Problem requirements —
Only the lines from the one containing "Convert this chart to matplotlib code." through the one containing "ax.grid(axis='y', color='#8c8c8c', linewidth=1, zorder=0)" belong in the answer; copy them exactly and leave out pictures.

Data excerpts —

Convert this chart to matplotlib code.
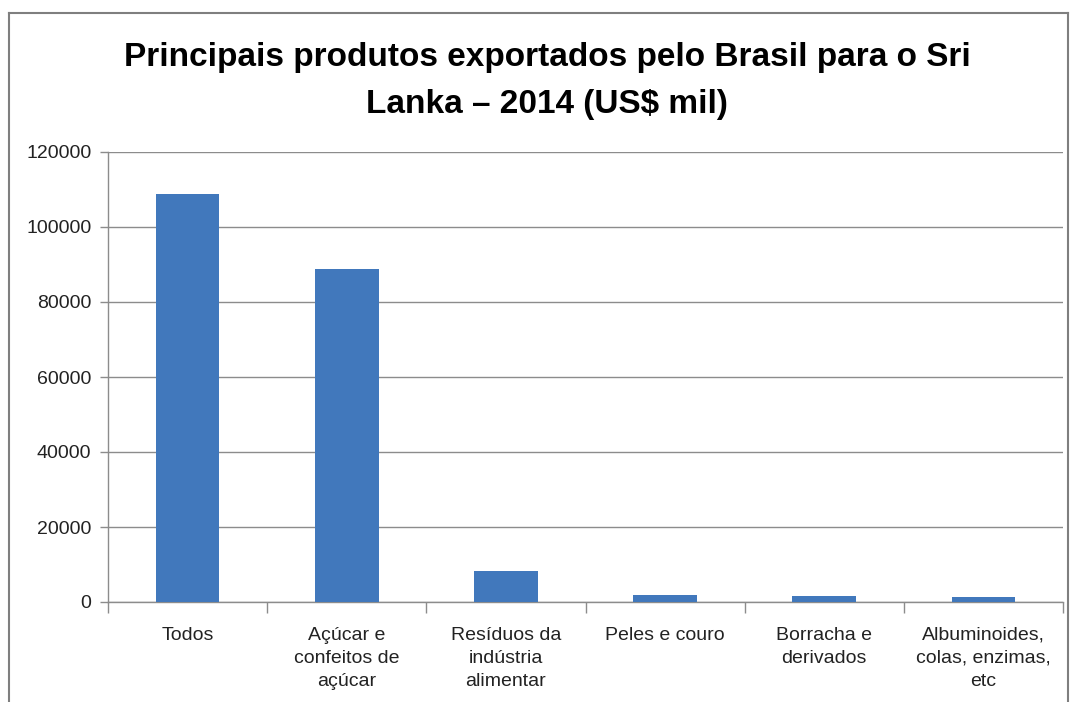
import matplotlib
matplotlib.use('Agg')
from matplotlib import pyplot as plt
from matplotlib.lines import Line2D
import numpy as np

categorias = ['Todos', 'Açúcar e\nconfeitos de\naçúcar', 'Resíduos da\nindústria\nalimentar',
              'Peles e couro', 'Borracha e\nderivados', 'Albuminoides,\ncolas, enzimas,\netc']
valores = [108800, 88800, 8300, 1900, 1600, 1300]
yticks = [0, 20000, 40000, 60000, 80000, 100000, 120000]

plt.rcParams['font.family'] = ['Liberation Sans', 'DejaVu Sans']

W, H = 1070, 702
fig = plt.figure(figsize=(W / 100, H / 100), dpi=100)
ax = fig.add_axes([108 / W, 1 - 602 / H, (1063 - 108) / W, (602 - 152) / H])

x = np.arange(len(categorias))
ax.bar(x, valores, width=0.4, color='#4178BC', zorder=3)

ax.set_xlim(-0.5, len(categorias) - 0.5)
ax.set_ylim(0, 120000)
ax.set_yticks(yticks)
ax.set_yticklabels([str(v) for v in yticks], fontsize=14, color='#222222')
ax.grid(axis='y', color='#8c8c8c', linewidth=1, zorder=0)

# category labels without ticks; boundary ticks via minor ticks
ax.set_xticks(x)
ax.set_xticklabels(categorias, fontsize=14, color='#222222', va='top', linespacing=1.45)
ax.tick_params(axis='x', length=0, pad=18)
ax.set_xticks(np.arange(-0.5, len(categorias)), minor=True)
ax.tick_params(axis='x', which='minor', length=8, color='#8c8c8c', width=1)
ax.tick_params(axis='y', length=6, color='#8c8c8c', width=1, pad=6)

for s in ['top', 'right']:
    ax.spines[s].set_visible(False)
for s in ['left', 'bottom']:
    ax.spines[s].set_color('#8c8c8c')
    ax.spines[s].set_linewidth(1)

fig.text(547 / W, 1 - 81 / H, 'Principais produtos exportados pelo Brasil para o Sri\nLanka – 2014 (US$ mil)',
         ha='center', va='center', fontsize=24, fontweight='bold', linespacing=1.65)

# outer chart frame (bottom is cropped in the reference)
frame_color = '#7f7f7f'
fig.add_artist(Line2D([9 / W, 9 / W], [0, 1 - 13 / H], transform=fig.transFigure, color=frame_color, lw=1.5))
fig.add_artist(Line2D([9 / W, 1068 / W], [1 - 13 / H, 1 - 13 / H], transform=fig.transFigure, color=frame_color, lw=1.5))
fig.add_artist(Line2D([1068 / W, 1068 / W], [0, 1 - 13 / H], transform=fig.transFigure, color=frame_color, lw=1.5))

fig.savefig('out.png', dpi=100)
* * *
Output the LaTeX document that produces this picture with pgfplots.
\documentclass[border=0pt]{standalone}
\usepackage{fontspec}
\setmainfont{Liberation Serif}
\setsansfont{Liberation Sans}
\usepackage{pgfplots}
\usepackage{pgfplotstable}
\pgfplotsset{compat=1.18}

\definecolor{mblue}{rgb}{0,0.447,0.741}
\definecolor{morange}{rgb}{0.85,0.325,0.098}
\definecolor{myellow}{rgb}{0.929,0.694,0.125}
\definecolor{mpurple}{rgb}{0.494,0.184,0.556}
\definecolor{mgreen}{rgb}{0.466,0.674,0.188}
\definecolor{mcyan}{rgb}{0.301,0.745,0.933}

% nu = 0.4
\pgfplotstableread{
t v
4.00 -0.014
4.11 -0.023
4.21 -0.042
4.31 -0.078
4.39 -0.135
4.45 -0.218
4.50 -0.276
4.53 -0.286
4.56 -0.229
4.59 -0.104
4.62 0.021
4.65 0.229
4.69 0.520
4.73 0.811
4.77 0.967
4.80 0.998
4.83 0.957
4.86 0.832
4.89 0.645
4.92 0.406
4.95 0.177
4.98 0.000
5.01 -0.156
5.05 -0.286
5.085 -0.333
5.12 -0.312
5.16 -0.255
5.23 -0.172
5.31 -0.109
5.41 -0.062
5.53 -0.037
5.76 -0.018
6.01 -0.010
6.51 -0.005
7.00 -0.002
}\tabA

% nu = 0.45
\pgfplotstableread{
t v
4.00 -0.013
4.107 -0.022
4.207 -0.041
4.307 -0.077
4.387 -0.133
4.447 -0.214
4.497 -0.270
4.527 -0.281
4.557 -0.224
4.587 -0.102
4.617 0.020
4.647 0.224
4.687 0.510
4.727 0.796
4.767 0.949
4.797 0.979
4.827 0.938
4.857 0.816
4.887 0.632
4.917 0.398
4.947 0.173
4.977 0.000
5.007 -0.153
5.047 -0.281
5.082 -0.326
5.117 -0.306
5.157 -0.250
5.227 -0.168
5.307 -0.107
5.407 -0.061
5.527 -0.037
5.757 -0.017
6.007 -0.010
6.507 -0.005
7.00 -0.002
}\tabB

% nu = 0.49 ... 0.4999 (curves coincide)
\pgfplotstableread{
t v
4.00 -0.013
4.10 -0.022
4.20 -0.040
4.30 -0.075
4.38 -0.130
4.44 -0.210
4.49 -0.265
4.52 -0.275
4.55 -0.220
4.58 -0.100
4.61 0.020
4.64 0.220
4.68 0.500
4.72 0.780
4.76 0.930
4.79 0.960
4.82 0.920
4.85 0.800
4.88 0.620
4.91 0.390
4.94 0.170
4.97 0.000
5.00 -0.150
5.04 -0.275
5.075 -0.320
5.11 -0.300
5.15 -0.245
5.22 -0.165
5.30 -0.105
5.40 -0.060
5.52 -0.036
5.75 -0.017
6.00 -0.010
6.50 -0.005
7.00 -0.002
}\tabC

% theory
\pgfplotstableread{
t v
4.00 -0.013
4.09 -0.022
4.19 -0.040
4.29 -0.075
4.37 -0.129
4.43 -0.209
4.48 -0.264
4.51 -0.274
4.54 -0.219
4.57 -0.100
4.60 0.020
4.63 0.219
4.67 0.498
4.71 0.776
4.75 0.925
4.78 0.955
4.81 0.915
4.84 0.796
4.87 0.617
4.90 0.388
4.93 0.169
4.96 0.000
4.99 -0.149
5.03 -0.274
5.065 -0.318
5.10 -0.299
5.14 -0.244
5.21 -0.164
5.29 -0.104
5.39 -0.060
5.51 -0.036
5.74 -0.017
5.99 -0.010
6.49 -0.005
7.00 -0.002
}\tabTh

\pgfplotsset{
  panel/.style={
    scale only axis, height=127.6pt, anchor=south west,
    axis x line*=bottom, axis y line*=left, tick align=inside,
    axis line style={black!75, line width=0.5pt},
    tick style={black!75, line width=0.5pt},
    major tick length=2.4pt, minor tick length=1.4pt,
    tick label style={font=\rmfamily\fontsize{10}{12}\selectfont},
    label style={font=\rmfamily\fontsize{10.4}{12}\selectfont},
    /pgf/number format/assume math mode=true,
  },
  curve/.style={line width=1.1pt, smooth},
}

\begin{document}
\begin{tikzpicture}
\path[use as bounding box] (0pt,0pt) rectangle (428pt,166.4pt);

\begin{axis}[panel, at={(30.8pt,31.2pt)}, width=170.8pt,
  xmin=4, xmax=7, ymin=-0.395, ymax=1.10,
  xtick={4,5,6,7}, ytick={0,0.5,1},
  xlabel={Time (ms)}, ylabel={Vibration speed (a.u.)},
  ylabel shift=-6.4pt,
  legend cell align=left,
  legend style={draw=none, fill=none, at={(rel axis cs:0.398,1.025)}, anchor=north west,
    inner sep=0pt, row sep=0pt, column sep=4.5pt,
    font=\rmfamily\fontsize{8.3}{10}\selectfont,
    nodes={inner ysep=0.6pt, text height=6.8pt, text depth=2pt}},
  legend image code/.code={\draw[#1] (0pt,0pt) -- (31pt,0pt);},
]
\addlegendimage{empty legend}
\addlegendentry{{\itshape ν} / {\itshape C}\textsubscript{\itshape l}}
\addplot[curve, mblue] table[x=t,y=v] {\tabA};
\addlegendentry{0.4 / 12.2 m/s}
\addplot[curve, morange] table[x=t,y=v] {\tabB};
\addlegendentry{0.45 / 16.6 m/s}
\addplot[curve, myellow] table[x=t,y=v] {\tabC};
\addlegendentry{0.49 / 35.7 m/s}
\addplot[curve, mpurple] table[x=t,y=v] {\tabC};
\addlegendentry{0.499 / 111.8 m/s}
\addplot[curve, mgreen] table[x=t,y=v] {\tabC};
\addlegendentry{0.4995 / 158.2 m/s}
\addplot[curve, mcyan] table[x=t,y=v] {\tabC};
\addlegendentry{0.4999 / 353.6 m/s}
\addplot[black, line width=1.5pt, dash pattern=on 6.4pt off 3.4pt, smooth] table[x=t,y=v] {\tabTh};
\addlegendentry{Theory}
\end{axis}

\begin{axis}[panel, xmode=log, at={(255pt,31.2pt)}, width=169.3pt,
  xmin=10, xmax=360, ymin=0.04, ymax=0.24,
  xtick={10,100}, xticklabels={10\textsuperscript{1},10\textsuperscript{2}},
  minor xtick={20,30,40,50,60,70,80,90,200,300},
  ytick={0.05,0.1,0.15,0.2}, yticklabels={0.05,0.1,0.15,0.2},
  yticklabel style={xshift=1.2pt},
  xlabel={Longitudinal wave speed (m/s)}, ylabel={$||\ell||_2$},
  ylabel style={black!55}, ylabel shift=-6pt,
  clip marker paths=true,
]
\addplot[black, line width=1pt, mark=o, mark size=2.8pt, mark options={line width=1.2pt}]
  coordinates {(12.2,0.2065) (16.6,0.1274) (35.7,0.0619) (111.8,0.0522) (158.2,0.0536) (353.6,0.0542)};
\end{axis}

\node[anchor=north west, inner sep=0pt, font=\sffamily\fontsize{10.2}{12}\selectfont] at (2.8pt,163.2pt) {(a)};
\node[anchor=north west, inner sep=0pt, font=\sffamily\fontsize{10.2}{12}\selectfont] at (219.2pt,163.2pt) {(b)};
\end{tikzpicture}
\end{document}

Solved problem —
Convert this chart to matplotlib code.
import matplotlib
matplotlib.use('Agg')
from matplotlib import pyplot as plt
from matplotlib.lines import Line2D
import numpy as np

categorias = ['Todos', 'Açúcar e\nconfeitos de\naçúcar', 'Resíduos da\nindústria\nalimentar',
              'Peles e couro', 'Borracha e\nderivados', 'Albuminoides,\ncolas, enzimas,\netc']
valores = [108800, 88800, 8300, 1900, 1600, 1300]
yticks = [0, 20000, 40000, 60000, 80000, 100000, 120000]

plt.rcParams['font.family'] = ['Liberation Sans', 'DejaVu Sans']

W, H = 1070, 702
fig = plt.figure(figsize=(W / 100, H / 100), dpi=100)
ax = fig.add_axes([108 / W, 1 - 602 / H, (1063 - 108) / W, (602 - 152) / H])

x = np.arange(len(categorias))
ax.bar(x, valores, width=0.4, color='#4178BC', zorder=3)

ax.set_xlim(-0.5, len(categorias) - 0.5)
ax.set_ylim(0, 120000)
ax.set_yticks(yticks)
ax.set_yticklabels([str(v) for v in yticks], fontsize=14, color='#222222')
ax.grid(axis='y', color='#8c8c8c', linewidth=1, zorder=0)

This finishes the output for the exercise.